Russia

Personnel
- Captain: Ashwani Chopra
- Coach: Nic Britz

International Cricket Council
- ICC status: Terminated (2022)
- ICC region: Europe

= Russia national cricket team =

The Russian national cricket team represents the Russian Federation in international cricket. In 2012, they were officially endorsed by the International Cricket Council (ICC) as an Affiliate member and were entitled to participate in ICC Official events. Since 2017, they have been an Associate Member. In April 2018, the ICC granted all its members full Twenty20 International (T20I) status. Therefore, all Twenty20 matches played between Russia and other ICC Members after 1 January 2019 had the full T20I status. However, in July 2022, the ICC terminated Russia's membership because of their continued non-compliance with ICC membership criteria.

==History==
The game was played in St Petersburg as early as the 1870s. In 1875, British city residents challenged the sailors of the Prince of Wales' Royal Yacht Osborne to a match.

Cricket Russia is the sole governing body of cricket in Russia. It was founded in 2004. The Russian national cricket team played their first home representative match against a touring side in 2008. Cricket Russia gained affiliation to the International Cricket Council in 2012.
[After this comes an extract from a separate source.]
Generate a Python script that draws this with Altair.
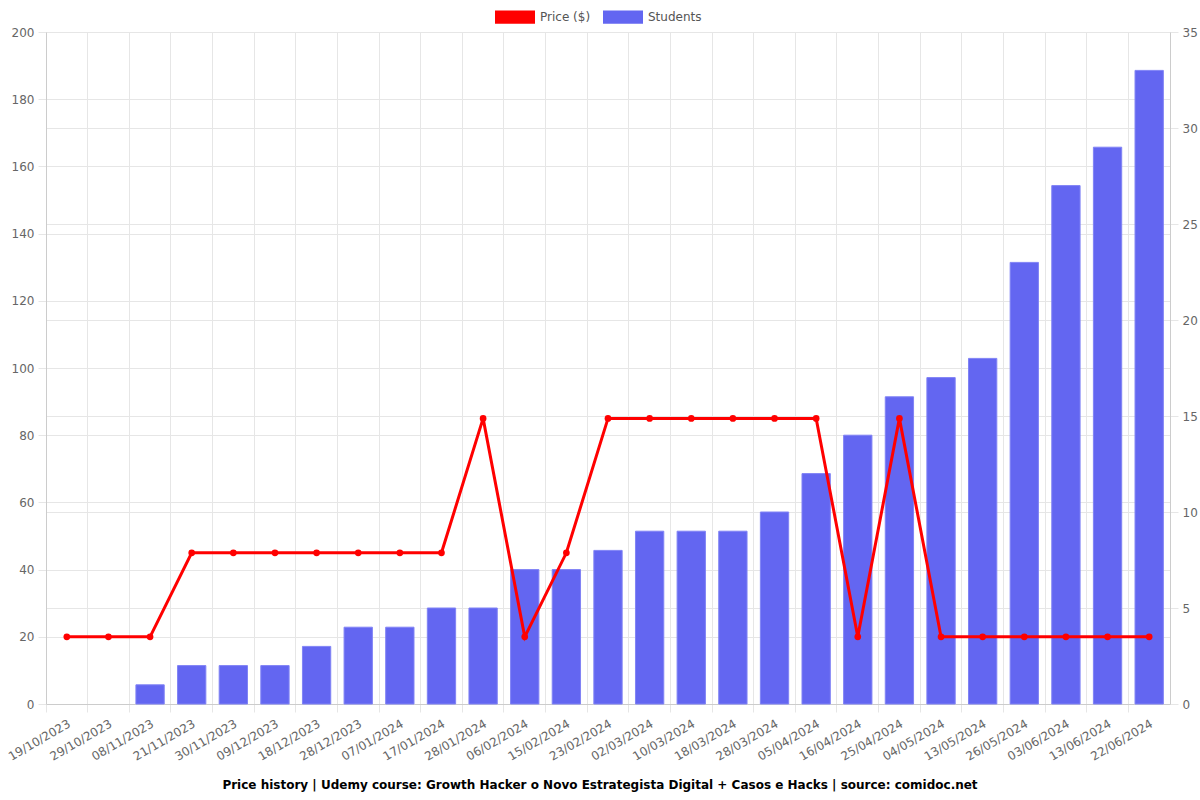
import altair as alt
import pandas as pd

dates = ["19/10/2023","29/10/2023","08/11/2023","21/11/2023","30/11/2023","09/12/2023",
         "18/12/2023","28/12/2023","07/01/2024","17/01/2024","28/01/2024","06/02/2024",
         "15/02/2024","23/02/2024","02/03/2024","10/03/2024","18/03/2024","28/03/2024",
         "05/04/2024","16/04/2024","25/04/2024","04/05/2024","13/05/2024","26/05/2024",
         "03/06/2024","13/06/2024","22/06/2024"]
price = [20,20,20,45,45,45,45,45,45,45,85,20,45,85,85,85,85,85,85,20,85,20,20,20,20,20,20]
students = [0,0,1,2,2,2,3,4,4,5,5,7,7,8,9,9,9,10,12,14,16,17,18,23,27,29,33]

df = pd.DataFrame({"date": dates, "price": price, "students": students})

FONT = "DejaVu Sans"
GRID = "#e6e6e6"
xenc = alt.X("date:O", sort=dates, title=None,
             scale=alt.Scale(paddingInner=0, paddingOuter=0),
             axis=alt.Axis(labelAngle=-30, labelAlign="right", labelBaseline="top",
                           bandPosition=0, grid=True, gridColor=GRID,
                           tickColor=GRID, tickSize=8, domainColor="#cccccc",
                           labelColor="#666666", labelFontSize=12, labelFont=FONT,
                           labelPadding=6))

color_scale = alt.Scale(domain=["Price ($)", "Students"], range=["#ff0000", "#6366f1"])
legend = alt.Legend(title=None, orient="none", legendX=449, legendY=-35, direction="horizontal",
                    symbolType="M-1,-0.33L1,-0.33L1,0.33L-1,0.33Z", symbolSize=1600,
                    symbolStrokeWidth=0, symbolOpacity=1, labelFont=FONT, labelFontSize=12,
                    labelColor="#555555", columnPadding=12, labelOffset=5)

bars = alt.Chart(df).transform_filter("datum.students > 0").transform_calculate(
    series="'Students'"
).mark_bar(
    width=alt.RelativeBandSize(0.68), stroke="#8083f5", strokeWidth=1
).encode(
    x=xenc,
    y=alt.Y("students:Q", title=None,
            scale=alt.Scale(domain=[0, 35], nice=False),
            axis=alt.Axis(orient="right", values=list(range(0, 36, 5)), grid=True,
                          gridColor=GRID, tickColor=GRID, tickSize=8, domainColor="#cccccc",
                          labelColor="#666666", labelFontSize=12, labelFont=FONT, labelPadding=4)),
    color=alt.Color("series:N", scale=color_scale, legend=legend),
)

line = alt.Chart(df).transform_calculate(series="'Price ($)'").mark_line(
    strokeWidth=3, point=alt.OverlayMarkDef(size=45, filled=True, opacity=1)
).encode(
    x=xenc,
    y=alt.Y("price:Q", title=None,
            scale=alt.Scale(domain=[0, 200], nice=False),
            axis=alt.Axis(orient="left", values=list(range(0, 201, 20)), grid=True,
                          gridColor=GRID, tickColor=GRID, tickSize=8, domainColor="#cccccc",
                          labelColor="#666666", labelFontSize=12, labelFont=FONT, labelPadding=4)),
    color=alt.Color("series:N", scale=color_scale, legend=legend),
)

chart = alt.layer(bars, line).resolve_scale(y="independent").properties(
    width=1124, height=672,
    autosize=alt.AutoSizeParams(type="none"),
    padding={"left": 46, "top": 32, "right": 30, "bottom": 96},
    title=alt.TitleParams(
        "Price history | Udemy course: Growth Hacker o Novo Estrategista Digital + Casos e Hacks | source: comidoc.net",
        orient="bottom", anchor="middle", font=FONT, fontSize=12, fontWeight="bold",
        color="#000000", offset=18, dx=-8),
).configure_view(stroke=None).configure(background="white")

chart.save("out.html", embed_options={"renderer": "svg", "actions": False})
The Russian Cricket Federation and its 44 regional bodies were formed in 2013. That same year, Russia participated in an international cricket tournament hosted by Malta.
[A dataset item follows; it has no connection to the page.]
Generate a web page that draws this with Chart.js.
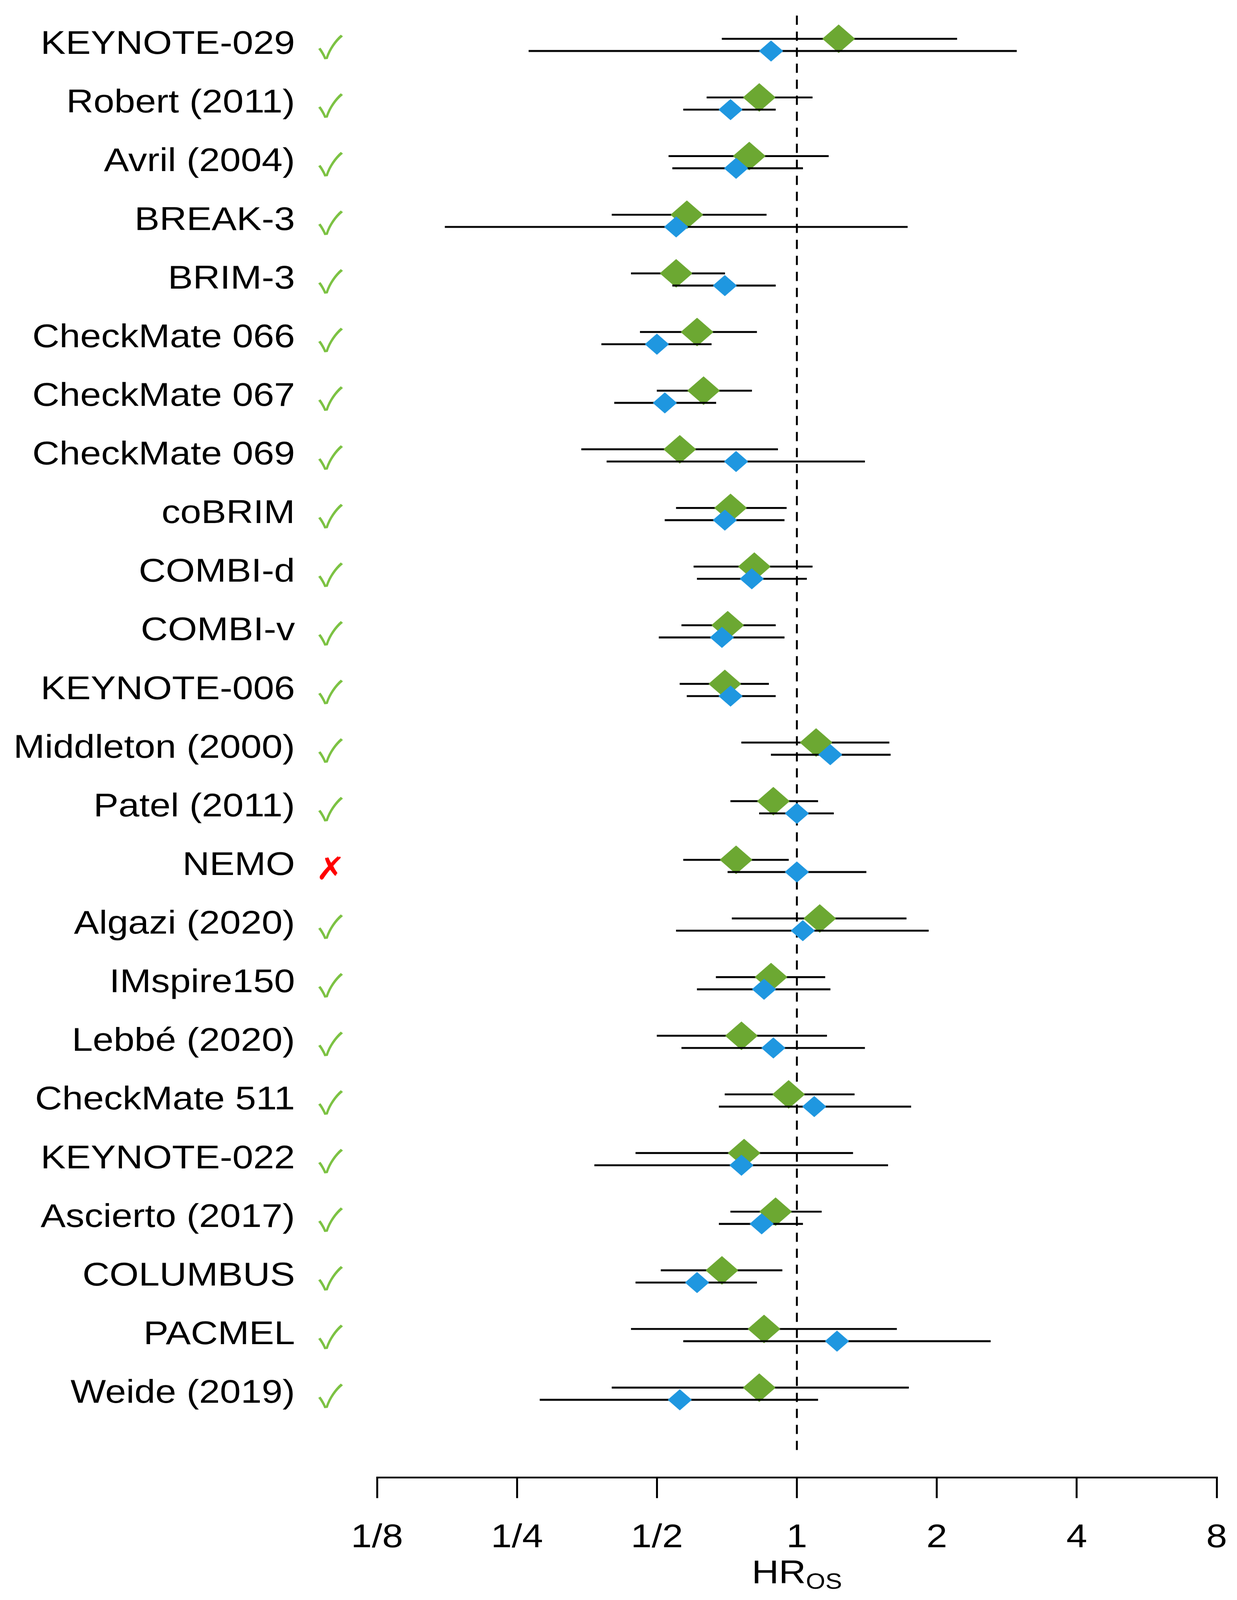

In July 2019, cricket was not included in Russia's list of official sports. This meant that Cricket Russia did not receive government funding that year. However, cricket was included in a list of officially recognised sports in Russia in 2020, enabling the federation to apply for government funding.

On 18 July 2021, Russia was suspended due to continued non-compliance with ICC membership criteria. It was ordered to demonstrate compliance before the next AGM or face having its ICC membership terminated with immediate effect.

An ICC statement in July 2022 explained that Russia's 2021 suspension resulted from a failure to comply with ICC membership criteria dating back to July 2019 and that membership had been "terminated" following a failure to overcome those issues.